The New Testament reads the chapter through its language of self-description. Hebrews 11:13–16↗ takes Abraham’s “stranger and sojourner” and makes it the canonical pattern of faith: “These all died in faith, not having received the promises, but having seen them afar off, and were persuaded of them, and embraced them, and confessed that they were strangers and pilgrims on the earth… they desire a better country, that is, an heavenly.” Abraham’s small foothold of land, bought against the backdrop of a still-unfulfilled promise, becomes for the NT a parable of faith that holds the promise while owning only a grave.
Language & Translation Notes
Stranger and sojourner. The pair ger we-toshav in Gen 23:4 names two related but distinct categories in Israelite legal vocabulary. The ger — usually translated “stranger” or “sojourner” — is a resident alien with limited civic standing; the legal protections that develop later for the ger (Exodus 22:21↗, Leviticus 19:33–34↗, and the great refrain “for ye were strangers in the land of Egypt”) presuppose this category. The toshav names a temporary dweller without permanent claim. By naming himself with both words, Abraham acknowledges his precise legal vulnerability before the Hittites — he has no inherited claim to the land, no kinship-based legal standing — and presses the request that his status be regularized for at least the small matter of a grave.

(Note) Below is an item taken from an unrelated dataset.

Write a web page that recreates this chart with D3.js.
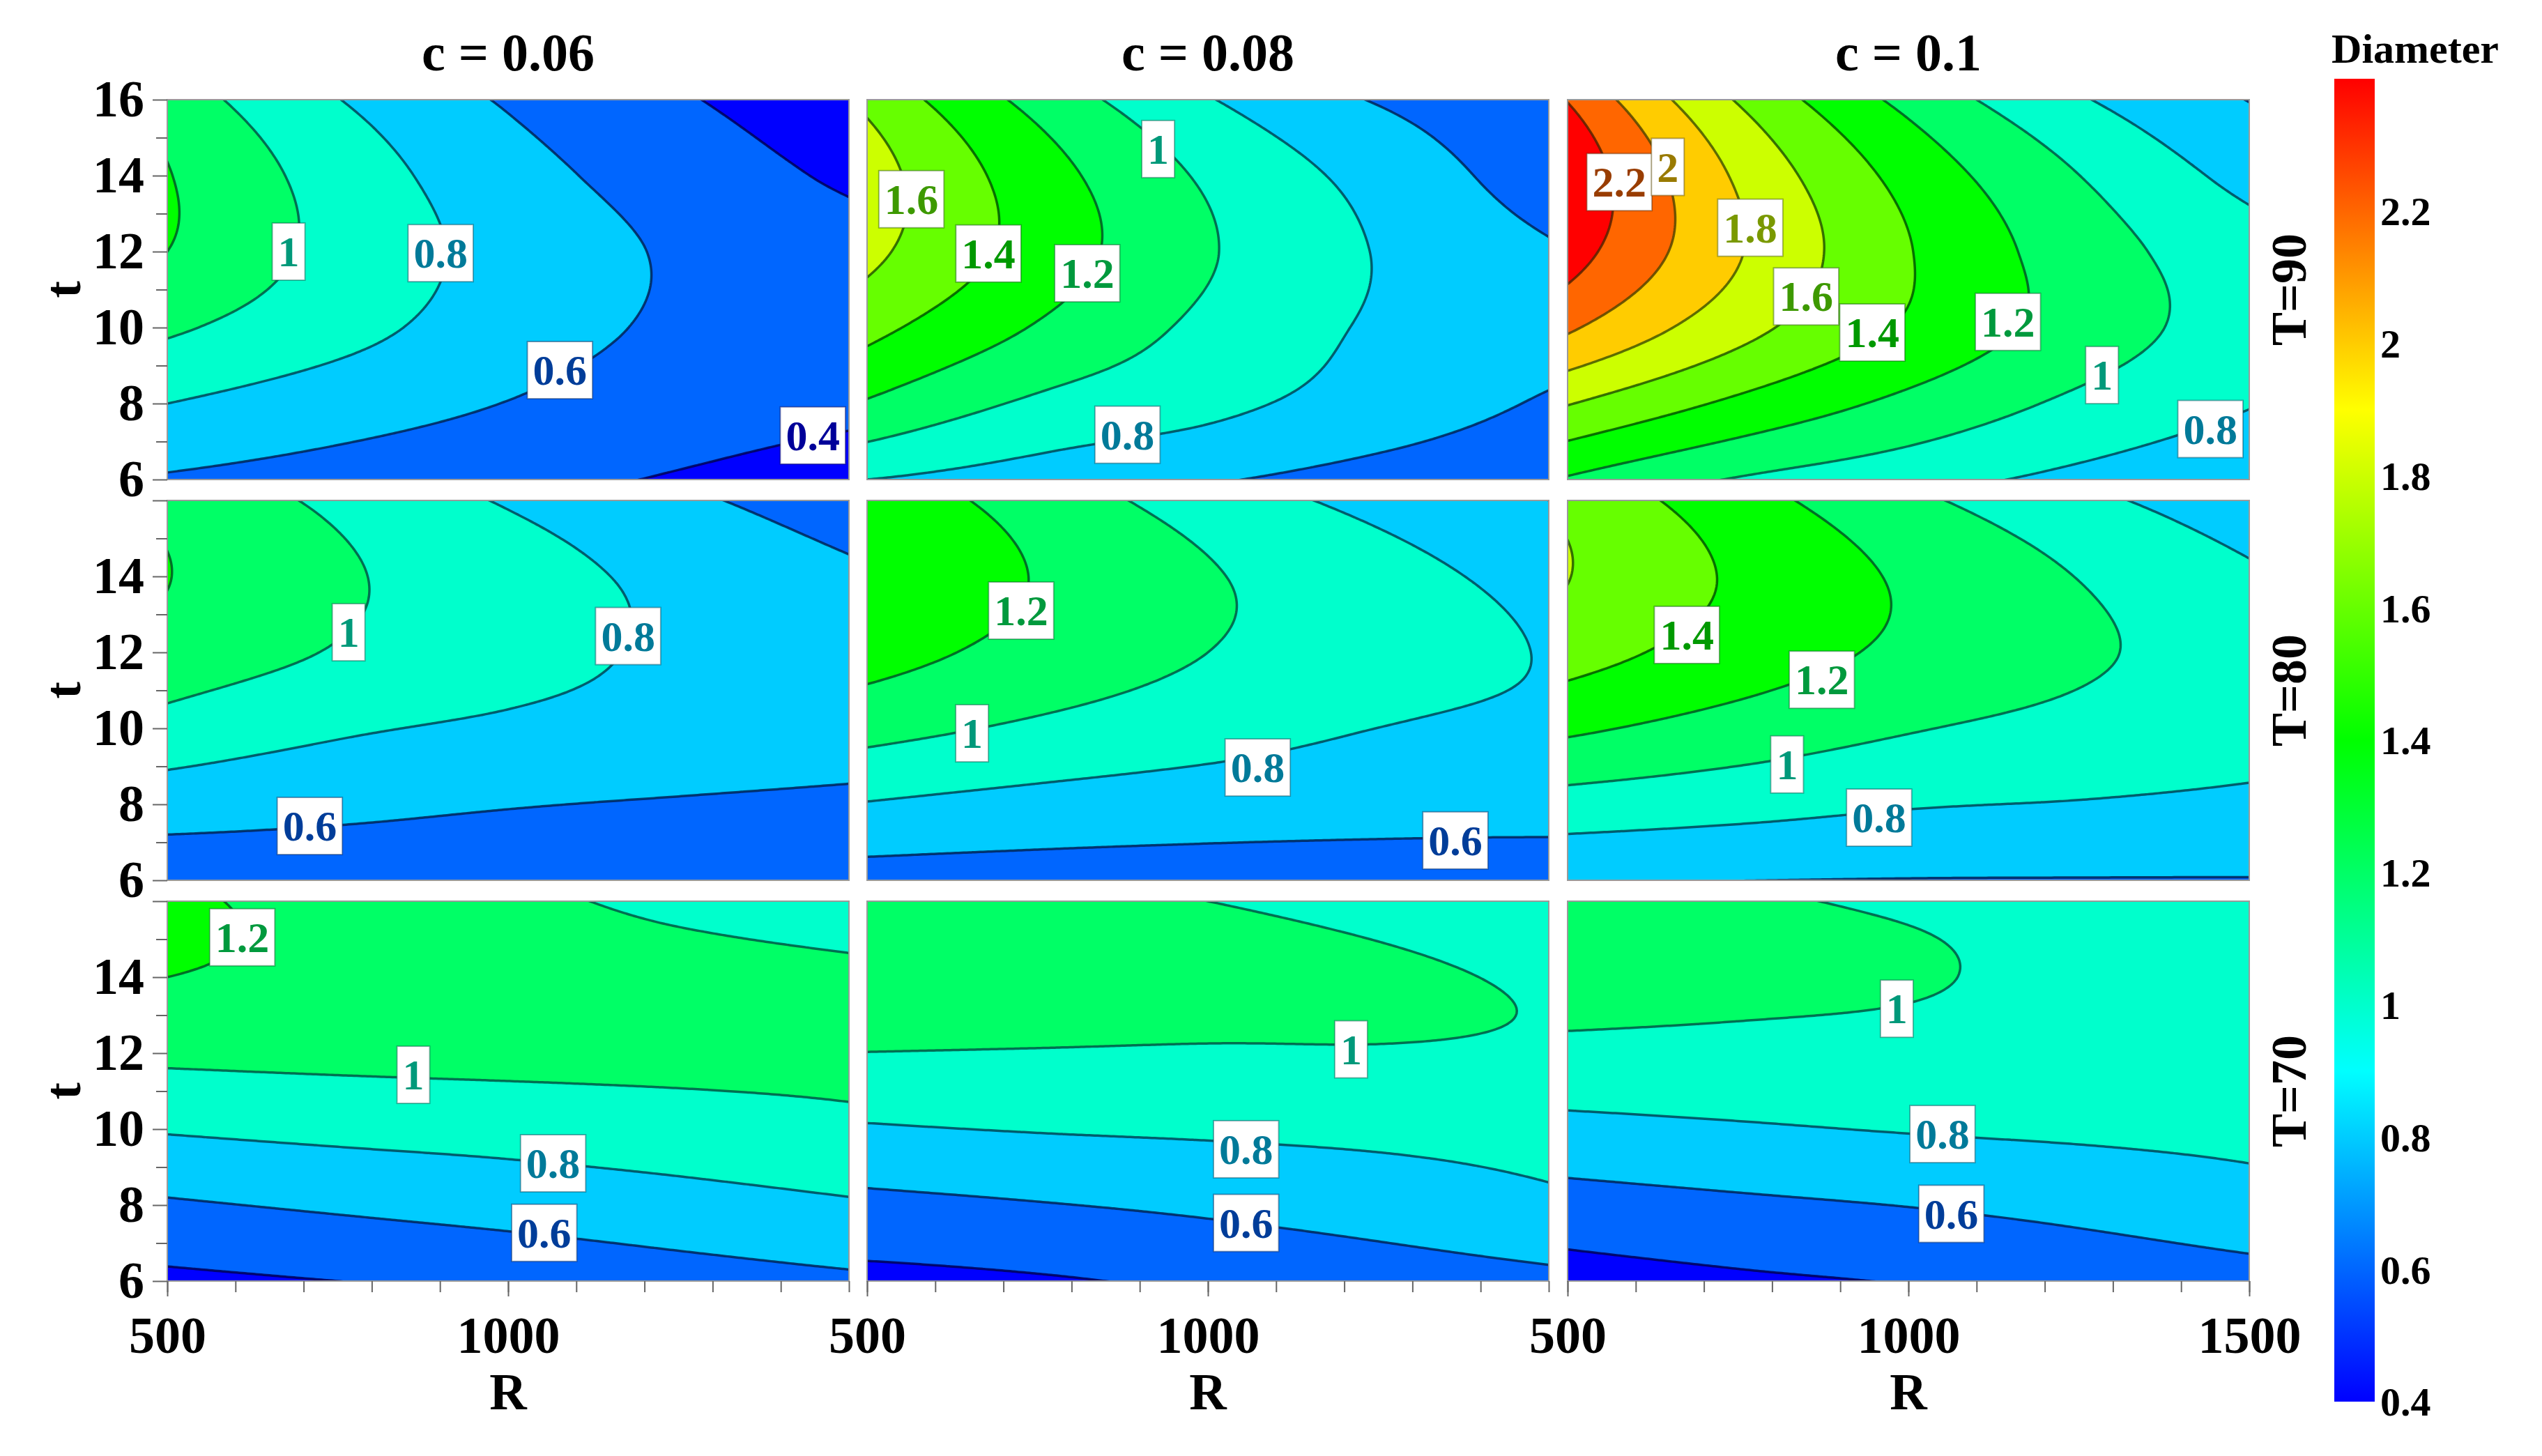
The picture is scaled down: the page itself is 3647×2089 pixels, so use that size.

Hebrews 11 takes the Hebrew terms and reads them, in the long view, as the believer’s posture toward this earth: the patriarchs were “strangers and pilgrims” not by accident but by faith.
The legal-negotiation pattern. The exchange between Abraham and Ephron is among the clearest biblical windows onto ANE bargaining etiquette. The opening “I give thee” is not unconditional generosity but a formal courtesy: the gift-offer initiates negotiation, is expected to be declined in favor of formal purchase, and the price is named in the second round. The buyer who would have accepted the gift would have left himself open to the seller’s later claim of unpaid debt or to the seller’s heirs reclaiming the land; only the recorded sale, weighed out in public, witnessed, and described in deed-like detail, secured legal title. The Genesis text takes care to record each of these features — the public gate-venue, the named witnesses (“the sons of Heth”), the formal price, the boundary description with the trees included — because what is being established is the legal sureness that the rest of the chapter, and the rest of Genesis, will rely on.